I had no idea that we had so much of our population living in almost third world conditions until a friend of mine – an indigenous performer – was employed to spend time out in Bourke working with indigenous youth just before christmas last year. When she came back she didn’t want to celebrate christmas in the usual elaborate way because she had a greater appreciation for the simple things such as having clean water..
I suspect there are going to be as many changes made in as little time as possible in all areas in the next three years.

Why are the water pipes broken and the toilet blocked? Bad tennants? I know plumbers who attend these ‘remote communities’ and generally its the tennants who have damaged the properties. If this the case why should the tax payer continue to fund repairs to damage done without consequences for those causing the problems.
Send the kids to school, it will stop them getting bored and up to mischief (kids will be kids). This SRA sounds pretty good to me. Makes communities take some responsibility for improving their lifestyle. I’m sure its not perfect by a long shot, but we’ve got to try something different as the current ‘solutions’ just dont seem to be working.

Hmmm. But you can’t play the blame game in this. You have to identify what is a sustainable, lasting solution. To take the example given, why should the kids in this situation suffer? Isn’t it perpetuating it for the next generation? If facilities are being damaged by the tenants, why is that, and how can it be stopped?

Have the SRAs been trialled yet? Do they actually work in the real world? Their success or failure has to be measured in how living conditions improve, not by whether or not the government can wash its hands of responsibility.

The blame game is also a vicious circle/catch 22. More consultation with the community and Government need to happen for effective solutions to be implemented, though this has never been this government’s first priority.

It’s a travesty that this issue isn’t highlighted more – if most “normal” Australians saw the squalor in which some communities live in you’d swear that you are looking at third world footage.

I too read this article and it did make me think. After reading other peoples comments, my mind drifts back to what I wondered years ago. That is whether our concept of a house, kitchen, living, bathroom, bedrooms is the best model. Bad tennants is something easy for us to understand. Appropriate housing is a bit harder.

In Canada the way we deal with this (and although it is said to be better than australia we still get shit on for it) is our natives live on reserves, where they receive free houseing, free electricity, free just about everything, with enough money coming in every month to feed and close them and each child gets an allowance of $100 a month for spending money.

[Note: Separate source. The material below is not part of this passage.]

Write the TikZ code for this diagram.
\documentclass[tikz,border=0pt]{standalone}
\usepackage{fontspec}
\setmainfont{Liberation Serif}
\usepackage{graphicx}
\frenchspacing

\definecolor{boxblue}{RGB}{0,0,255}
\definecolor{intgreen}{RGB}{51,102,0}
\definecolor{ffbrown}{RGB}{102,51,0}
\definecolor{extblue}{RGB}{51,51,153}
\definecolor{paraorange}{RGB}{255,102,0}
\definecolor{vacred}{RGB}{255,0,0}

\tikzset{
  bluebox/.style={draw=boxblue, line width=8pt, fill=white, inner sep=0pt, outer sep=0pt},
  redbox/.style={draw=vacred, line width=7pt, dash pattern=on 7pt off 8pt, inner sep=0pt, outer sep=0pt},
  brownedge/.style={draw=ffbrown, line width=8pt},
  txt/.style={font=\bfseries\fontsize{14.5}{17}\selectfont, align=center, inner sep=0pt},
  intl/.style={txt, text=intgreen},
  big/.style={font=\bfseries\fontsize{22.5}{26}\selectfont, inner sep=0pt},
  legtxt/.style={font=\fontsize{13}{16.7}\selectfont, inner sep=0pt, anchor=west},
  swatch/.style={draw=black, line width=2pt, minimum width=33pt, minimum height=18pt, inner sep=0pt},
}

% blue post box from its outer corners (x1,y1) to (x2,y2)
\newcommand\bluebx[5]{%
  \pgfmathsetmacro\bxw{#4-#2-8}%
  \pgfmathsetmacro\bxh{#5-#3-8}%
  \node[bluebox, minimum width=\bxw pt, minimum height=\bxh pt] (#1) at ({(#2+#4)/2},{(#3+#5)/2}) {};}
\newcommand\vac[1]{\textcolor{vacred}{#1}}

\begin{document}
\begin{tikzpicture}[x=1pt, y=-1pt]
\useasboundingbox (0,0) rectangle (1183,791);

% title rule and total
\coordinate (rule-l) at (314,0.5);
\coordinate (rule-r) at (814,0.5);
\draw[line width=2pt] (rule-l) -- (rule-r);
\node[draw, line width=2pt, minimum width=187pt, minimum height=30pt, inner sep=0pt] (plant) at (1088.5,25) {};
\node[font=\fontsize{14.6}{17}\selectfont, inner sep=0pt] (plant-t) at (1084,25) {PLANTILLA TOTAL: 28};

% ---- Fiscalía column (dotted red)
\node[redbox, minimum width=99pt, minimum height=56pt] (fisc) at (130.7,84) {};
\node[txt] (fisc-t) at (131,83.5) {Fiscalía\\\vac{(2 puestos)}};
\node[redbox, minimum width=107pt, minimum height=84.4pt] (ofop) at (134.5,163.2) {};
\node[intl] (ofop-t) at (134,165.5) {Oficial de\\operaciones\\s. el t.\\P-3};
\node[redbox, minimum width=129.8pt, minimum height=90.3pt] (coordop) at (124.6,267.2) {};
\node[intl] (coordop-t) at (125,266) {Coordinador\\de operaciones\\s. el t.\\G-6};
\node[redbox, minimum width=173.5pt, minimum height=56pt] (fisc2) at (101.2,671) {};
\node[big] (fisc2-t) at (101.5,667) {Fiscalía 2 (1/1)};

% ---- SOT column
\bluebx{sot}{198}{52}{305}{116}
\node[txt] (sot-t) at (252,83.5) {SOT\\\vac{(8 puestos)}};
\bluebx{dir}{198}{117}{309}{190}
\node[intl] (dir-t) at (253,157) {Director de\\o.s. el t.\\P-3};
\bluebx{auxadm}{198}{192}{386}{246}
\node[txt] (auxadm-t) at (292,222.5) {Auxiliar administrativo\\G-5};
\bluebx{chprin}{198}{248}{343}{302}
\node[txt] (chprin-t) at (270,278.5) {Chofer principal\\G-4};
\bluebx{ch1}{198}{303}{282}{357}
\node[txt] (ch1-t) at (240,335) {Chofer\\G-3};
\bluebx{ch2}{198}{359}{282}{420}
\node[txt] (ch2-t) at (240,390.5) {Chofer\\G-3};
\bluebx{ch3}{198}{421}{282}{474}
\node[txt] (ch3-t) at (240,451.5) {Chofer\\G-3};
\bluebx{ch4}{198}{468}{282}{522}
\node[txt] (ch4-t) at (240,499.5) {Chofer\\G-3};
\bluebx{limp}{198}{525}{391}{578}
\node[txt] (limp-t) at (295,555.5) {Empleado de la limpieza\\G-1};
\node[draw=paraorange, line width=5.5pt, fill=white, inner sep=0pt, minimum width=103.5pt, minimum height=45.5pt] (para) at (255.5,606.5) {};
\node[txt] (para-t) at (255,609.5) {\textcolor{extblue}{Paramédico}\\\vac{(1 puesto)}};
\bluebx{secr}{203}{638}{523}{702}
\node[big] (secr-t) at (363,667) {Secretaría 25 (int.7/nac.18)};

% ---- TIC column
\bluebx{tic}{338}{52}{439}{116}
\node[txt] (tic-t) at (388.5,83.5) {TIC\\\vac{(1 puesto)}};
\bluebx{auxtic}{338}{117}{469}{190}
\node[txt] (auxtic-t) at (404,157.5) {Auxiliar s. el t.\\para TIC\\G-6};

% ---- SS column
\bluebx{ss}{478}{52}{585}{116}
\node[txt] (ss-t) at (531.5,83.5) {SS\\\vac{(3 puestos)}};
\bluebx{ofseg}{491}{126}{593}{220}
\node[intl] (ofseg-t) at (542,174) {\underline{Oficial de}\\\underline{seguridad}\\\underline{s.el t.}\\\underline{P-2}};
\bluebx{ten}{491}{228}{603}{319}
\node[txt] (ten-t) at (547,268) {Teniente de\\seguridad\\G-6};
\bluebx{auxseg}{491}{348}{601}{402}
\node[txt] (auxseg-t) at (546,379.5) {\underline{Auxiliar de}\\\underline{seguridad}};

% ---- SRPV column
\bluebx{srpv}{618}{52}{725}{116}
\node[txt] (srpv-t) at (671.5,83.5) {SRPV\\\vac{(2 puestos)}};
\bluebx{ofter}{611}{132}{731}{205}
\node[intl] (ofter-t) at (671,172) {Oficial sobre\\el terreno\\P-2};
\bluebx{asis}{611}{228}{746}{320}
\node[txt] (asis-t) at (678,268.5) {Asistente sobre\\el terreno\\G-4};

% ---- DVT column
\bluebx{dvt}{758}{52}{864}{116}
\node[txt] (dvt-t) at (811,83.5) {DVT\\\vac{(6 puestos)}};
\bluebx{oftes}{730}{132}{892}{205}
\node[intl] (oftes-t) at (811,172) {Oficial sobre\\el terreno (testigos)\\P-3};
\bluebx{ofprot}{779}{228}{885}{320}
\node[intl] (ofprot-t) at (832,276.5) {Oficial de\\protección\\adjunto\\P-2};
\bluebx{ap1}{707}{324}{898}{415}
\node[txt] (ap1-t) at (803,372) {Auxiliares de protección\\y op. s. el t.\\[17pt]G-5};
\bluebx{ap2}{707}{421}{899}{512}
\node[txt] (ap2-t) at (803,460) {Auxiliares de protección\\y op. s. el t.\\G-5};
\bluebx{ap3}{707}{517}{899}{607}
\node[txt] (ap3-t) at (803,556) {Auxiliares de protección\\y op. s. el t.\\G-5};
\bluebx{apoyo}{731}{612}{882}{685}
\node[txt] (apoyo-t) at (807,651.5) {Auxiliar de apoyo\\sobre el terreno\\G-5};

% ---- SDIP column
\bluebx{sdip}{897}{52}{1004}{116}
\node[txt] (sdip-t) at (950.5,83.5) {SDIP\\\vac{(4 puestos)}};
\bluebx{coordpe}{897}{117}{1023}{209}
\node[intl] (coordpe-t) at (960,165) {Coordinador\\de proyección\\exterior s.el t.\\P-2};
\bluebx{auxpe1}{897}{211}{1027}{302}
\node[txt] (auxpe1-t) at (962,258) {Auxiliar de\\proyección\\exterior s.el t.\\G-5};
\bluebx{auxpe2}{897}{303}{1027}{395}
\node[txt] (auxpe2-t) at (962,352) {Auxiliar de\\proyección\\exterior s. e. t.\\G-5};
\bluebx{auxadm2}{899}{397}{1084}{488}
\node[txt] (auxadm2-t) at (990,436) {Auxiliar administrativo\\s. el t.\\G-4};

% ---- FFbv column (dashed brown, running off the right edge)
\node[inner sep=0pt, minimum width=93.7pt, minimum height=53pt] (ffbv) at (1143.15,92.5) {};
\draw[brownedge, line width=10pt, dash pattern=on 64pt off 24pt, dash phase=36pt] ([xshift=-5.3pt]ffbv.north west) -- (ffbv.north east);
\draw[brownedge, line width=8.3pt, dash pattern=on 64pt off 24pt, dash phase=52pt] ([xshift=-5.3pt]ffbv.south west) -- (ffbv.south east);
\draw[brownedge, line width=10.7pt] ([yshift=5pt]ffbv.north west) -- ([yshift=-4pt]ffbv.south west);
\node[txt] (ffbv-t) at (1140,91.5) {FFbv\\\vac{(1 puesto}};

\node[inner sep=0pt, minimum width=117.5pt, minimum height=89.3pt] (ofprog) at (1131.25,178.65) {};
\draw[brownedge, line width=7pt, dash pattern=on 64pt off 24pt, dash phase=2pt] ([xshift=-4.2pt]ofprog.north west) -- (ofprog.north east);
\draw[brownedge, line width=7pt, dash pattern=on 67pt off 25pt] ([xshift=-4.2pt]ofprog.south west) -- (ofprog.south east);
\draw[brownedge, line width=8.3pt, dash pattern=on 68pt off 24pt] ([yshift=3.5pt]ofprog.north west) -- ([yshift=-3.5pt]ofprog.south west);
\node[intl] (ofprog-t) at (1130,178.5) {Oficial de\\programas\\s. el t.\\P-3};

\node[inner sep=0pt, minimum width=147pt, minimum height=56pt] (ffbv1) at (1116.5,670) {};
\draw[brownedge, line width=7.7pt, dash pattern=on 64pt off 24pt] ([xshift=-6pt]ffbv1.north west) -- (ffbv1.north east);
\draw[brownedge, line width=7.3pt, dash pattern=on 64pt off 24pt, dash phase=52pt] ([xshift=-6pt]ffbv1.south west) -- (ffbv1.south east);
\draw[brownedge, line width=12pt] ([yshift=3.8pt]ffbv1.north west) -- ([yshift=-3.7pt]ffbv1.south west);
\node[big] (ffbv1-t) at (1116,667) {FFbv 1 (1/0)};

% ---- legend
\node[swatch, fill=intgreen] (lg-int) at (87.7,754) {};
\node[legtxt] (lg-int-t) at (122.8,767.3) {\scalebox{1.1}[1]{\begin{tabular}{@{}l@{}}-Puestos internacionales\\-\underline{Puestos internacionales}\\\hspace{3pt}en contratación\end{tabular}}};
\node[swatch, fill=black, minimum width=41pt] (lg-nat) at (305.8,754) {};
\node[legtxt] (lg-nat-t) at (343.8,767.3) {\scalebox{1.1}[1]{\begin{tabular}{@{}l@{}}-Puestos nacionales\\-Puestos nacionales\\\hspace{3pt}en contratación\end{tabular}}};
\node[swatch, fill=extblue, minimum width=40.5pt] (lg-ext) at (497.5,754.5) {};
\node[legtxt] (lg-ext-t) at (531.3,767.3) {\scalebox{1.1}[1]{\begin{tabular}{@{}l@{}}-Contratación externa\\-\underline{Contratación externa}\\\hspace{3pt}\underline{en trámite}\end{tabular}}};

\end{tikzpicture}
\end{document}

This is in a reserve where the chief is not corrupt. Sometimes their people live in tar shacks while the chief keeps all the money to himself and the council and does not distribute it to the people. When election time comes around he will give each one of them $200 to shut them up for another term.

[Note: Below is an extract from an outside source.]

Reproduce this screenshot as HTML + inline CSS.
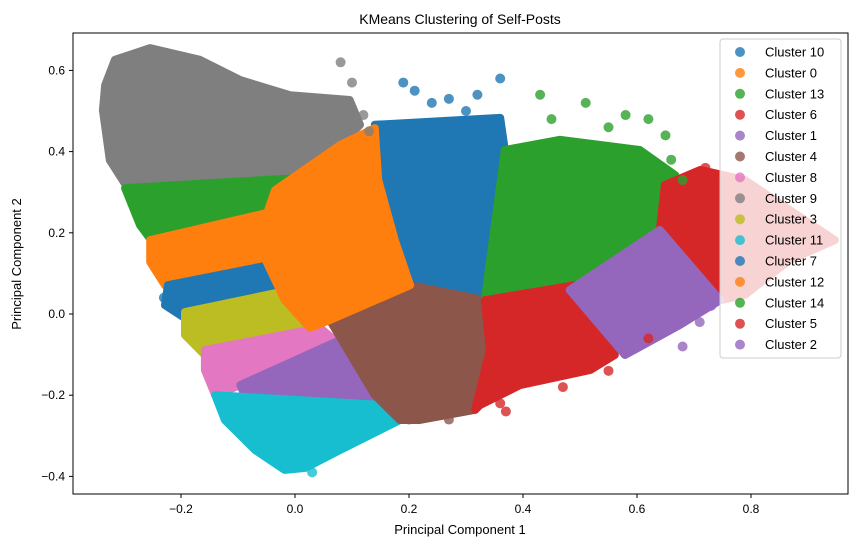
<!DOCTYPE html>
<html><head><meta charset="utf-8">
<style>
body{margin:0;background:#fff;}
svg text{font-family:"Liberation Sans","DejaVu Sans",sans-serif;}
</style></head>
<body>
<svg id="chart" width="857" height="547" viewBox="0 0 857 547" xmlns="http://www.w3.org/2000/svg">
<rect width="857" height="547" fill="#fff"/>
<text x="460" y="24" font-size="14" text-anchor="middle">KMeans Clustering of Self-Posts</text>
<g id="clusters"></g>
<g id="points"></g>
<rect x="73" y="33" width="775" height="461" fill="none" stroke="#000" stroke-width="1"/>
<g id="xticks"></g><g id="yticks"></g>
<text x="460" y="534" font-size="13" text-anchor="middle">Principal Component 1</text>
<text x="21" y="264" font-size="13" text-anchor="middle" transform="rotate(-90 21 264)">Principal Component 2</text>
<g id="legend"></g>
</svg>
<script>
const NS="http://www.w3.org/2000/svg";
const xTicks=[-0.2,0.0,0.2,0.4,0.6,0.8];
const yTicks=[-0.4,-0.2,0.0,0.2,0.4,0.6];
const legendNames=["Cluster 10","Cluster 0","Cluster 13","Cluster 6","Cluster 1","Cluster 4","Cluster 8","Cluster 9","Cluster 3","Cluster 11","Cluster 7","Cluster 12","Cluster 14","Cluster 5","Cluster 2"];
const legendColors=["#1f77b4","#ff7f0e","#2ca02c","#d62728","#9467bd","#8c564b","#e377c2","#7f7f7f","#bcbd22","#17becf","#1f77b4","#ff7f0e","#2ca02c","#d62728","#9467bd"];
const cluster9=[[-0.333,0.564],[-0.316,0.626],[-0.254,0.655],[-0.167,0.626],[-0.096,0.576],[-0.009,0.539],[0.096,0.527],[0.114,0.466],[0.044,0.367],[0.009,0.330],[-0.149,0.318],[-0.289,0.300],[-0.325,0.379],[-0.337,0.502]];
const cluster14=[[-0.298,0.310],[0.009,0.335],[0.009,0.256],[-0.246,0.170],[-0.272,0.219]];
const cluster12=[[-0.254,0.182],[0.009,0.268],[-0.018,0.128],[-0.228,0.071],[-0.254,0.128]];
const cluster7=[[-0.223,0.071],[-0.018,0.128],[0.009,0.059],[-0.193,-0.010],[-0.228,0.022]];
const cluster3=[[-0.193,0.005],[0.009,0.064],[0.044,-0.039],[-0.158,-0.101],[-0.193,-0.052]];
const cluster8=[[-0.158,-0.089],[0.044,-0.034],[0.079,-0.076],[-0.096,-0.175],[-0.140,-0.200],[-0.158,-0.138]];
const cluster1=[[-0.096,-0.175],[0.079,-0.064],[0.140,-0.212],[-0.088,-0.200]];
const cluster11=[[-0.140,-0.200],[0.149,-0.224],[0.184,-0.261],[0.079,-0.335],[0.018,-0.379],[-0.018,-0.384],[-0.070,-0.335],[-0.123,-0.261]];
const cluster0=[[-0.035,0.305],[0.079,0.416],[0.140,0.458],[0.146,0.330],[0.175,0.182],[0.202,0.071],[0.061,-0.015],[0.026,-0.034],[-0.018,0.034],[-0.053,0.138],[-0.047,0.256]];
const cluster10=[[0.140,0.466],[0.360,0.483],[0.368,0.404],[0.333,0.034],[0.202,0.059],[0.175,0.182],[0.146,0.330]];
const cluster4=[[0.061,-0.015],[0.202,0.071],[0.333,0.034],[0.342,-0.089],[0.316,-0.236],[0.219,-0.261],[0.184,-0.261],[0.140,-0.200]];
const cluster13=[[0.368,0.404],[0.465,0.429],[0.605,0.404],[0.667,0.342],[0.649,0.207],[0.640,0.121],[0.491,0.071],[0.333,0.034]];
const cluster6=[[0.333,0.034],[0.491,0.071],[0.561,-0.101],[0.518,-0.138],[0.395,-0.175],[0.325,-0.224],[0.316,-0.236],[0.342,-0.089]];
const cluster5=[[0.649,0.318],[0.711,0.355],[0.789,0.330],[0.868,0.256],[0.947,0.182],[0.868,0.133],[0.789,0.047],[0.746,0.034],[0.711,0.059],[0.640,0.207]];
const cluster2=[[0.482,0.059],[0.640,0.207],[0.746,0.034],[0.675,-0.027],[0.579,-0.101]];
const regions=[[cluster9,"#7f7f7f","cluster-9"],[cluster14,"#2ca02c","cluster-14"],[cluster12,"#ff7f0e","cluster-12"],[cluster7,"#1f77b4","cluster-7"],[cluster3,"#bcbd22","cluster-3"],[cluster8,"#e377c2","cluster-8"],[cluster1,"#9467bd","cluster-1"],[cluster11,"#17becf","cluster-11"],[cluster10,"#1f77b4","cluster-10"],[cluster4,"#8c564b","cluster-4"],[cluster13,"#2ca02c","cluster-13"],[cluster6,"#d62728","cluster-6"],[cluster5,"#d62728","cluster-5"],[cluster2,"#9467bd","cluster-2"],[cluster0,"#ff7f0e","cluster-0"]];
const outliers=[[-0.26,0.64,7],[-0.24,0.63,7],[-0.11,0.58,7],[-0.05,0.55,7],[0.08,0.62,7],[0.03,0.52,7],[0.1,0.57,7],[-0.2,0.6,7],[-0.15,0.57,7],[-0.08,0.54,7],[0.0,0.53,7],[0.06,0.5,7],[0.12,0.49,7],[0.13,0.45,7],[0.19,0.57,0],[0.21,0.55,0],[0.27,0.53,0],[0.36,0.58,0],[0.32,0.54,0],[0.24,0.52,0],[0.3,0.5,0],[0.43,0.54,2],[0.51,0.52,2],[0.58,0.49,2],[0.62,0.48,2],[0.65,0.44,2],[0.66,0.38,2],[0.45,0.48,2],[0.55,0.46,2],[0.68,0.33,2],[0.72,0.36,3],[0.74,0.34,3],[0.62,-0.06,3],[0.55,-0.14,3],[0.47,-0.18,3],[0.37,-0.24,3],[0.36,-0.22,3],[0.68,-0.08,4],[0.71,-0.02,4],[0.27,-0.26,5],[0.2,-0.26,5],[0.13,-0.27,9],[0.15,-0.28,9],[0.03,-0.39,9],[-0.23,0.04,0],[-0.26,0.22,2],[-0.33,0.5,7],[0.73,0.02,4]];
const X=v=>295+v*570, Y=v=>314-v*406;
const gC=document.getElementById('clusters');
regions.forEach(r=>{
  const p=document.createElementNS(NS,'polygon');
  p.setAttribute('points',r[0].map(q=>X(q[0]).toFixed(1)+','+Y(q[1]).toFixed(1)).join(' '));
  p.setAttribute('fill',r[1]);p.setAttribute('stroke',r[1]);p.setAttribute('stroke-width','8');p.setAttribute('stroke-linejoin','round');
  
  
  gC.appendChild(p);
});
const gP=document.getElementById('points');
outliers.forEach(o=>{
  const c=document.createElementNS(NS,'circle');
  c.setAttribute('cx',X(o[0]));c.setAttribute('cy',Y(o[1]));c.setAttribute('r',5);
  c.setAttribute('fill',legendColors[o[2]]);c.setAttribute('fill-opacity','0.8');
  
  
  gP.appendChild(c);
});
const gx=document.getElementById('xticks');
xTicks.forEach(t=>{
  const x=X(t);
  const l=document.createElementNS(NS,'line');
  l.setAttribute('x1',x);l.setAttribute('x2',x);l.setAttribute('y1',494);l.setAttribute('y2',498);l.setAttribute('stroke','#000');
  
  
  gx.appendChild(l);
  const s=document.createElementNS(NS,'text');
  s.setAttribute('x',x);s.setAttribute('y',513);s.setAttribute('font-size','12');s.setAttribute('text-anchor','middle');
  s.textContent=(t<0?'\u2212':'')+Math.abs(t).toFixed(1);
  
  
  gx.appendChild(s);
});
const gy=document.getElementById('yticks');
yTicks.forEach(t=>{
  const y=Y(t);
  const l=document.createElementNS(NS,'line');
  l.setAttribute('x1',69);l.setAttribute('x2',73);l.setAttribute('y1',y);l.setAttribute('y2',y);l.setAttribute('stroke','#000');
  
  
  gy.appendChild(l);
  const s=document.createElementNS(NS,'text');
  s.setAttribute('x',65);s.setAttribute('y',y+4);s.setAttribute('font-size','12');s.setAttribute('text-anchor','end');
  s.textContent=(t<0?'\u2212':'')+Math.abs(t).toFixed(1);
  
  
  gy.appendChild(s);
});
const gl=document.getElementById('legend');
const bg=document.createElementNS(NS,'rect');
bg.setAttribute('x',720);bg.setAttribute('y',39);bg.setAttribute('width',121);bg.setAttribute('height',319);bg.setAttribute('rx',3);
bg.setAttribute('fill','#fff');bg.setAttribute('fill-opacity','0.8');bg.setAttribute('stroke','#ccc');


gl.appendChild(bg);
legendNames.forEach((n,i)=>{
  const y=52+i*20.9;
  const c=document.createElementNS(NS,'circle');
  c.setAttribute('cx',740);c.setAttribute('cy',y);c.setAttribute('r',5);c.setAttribute('fill',legendColors[i]);c.setAttribute('fill-opacity','0.8');
  
  
  gl.appendChild(c);
  const s=document.createElementNS(NS,'text');
  s.setAttribute('x',765);s.setAttribute('y',y+4.5);s.setAttribute('font-size','13');
  s.textContent=n;
  
  
  gl.appendChild(s);
});
</script>
</body></html>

We are now looking at self governing, so that they have to take care of the money they are given and sort their own problems out.

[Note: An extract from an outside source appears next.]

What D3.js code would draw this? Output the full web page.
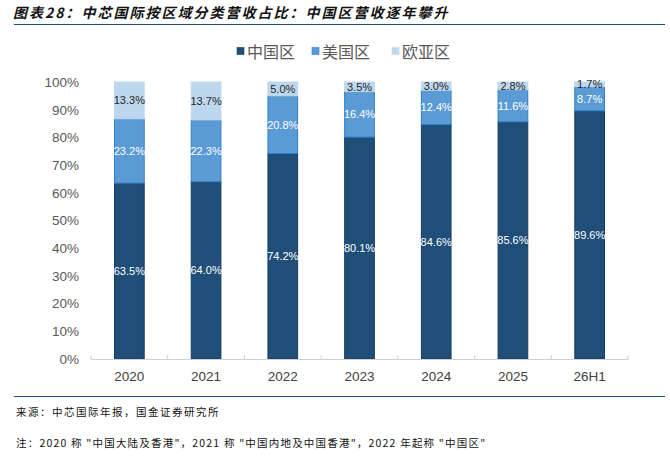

The problem isn’t in the government or the funding it’s in delivering the resources where they are needed and this is what the SRA’s are trying to address. There can be no paternalistic “white government” solution to a black problem, it is the communities that have to improve things for themselves with help (financial, legislative & infrastructal) from these governments. What we have done in the past hasn’t worked, the description of the living conditions at the start of this discussion tells us that. We need to do something different and the SRA’s are a step down a new path, one that will hopefully help deliver some genuine improvements. Time will, as always, tell.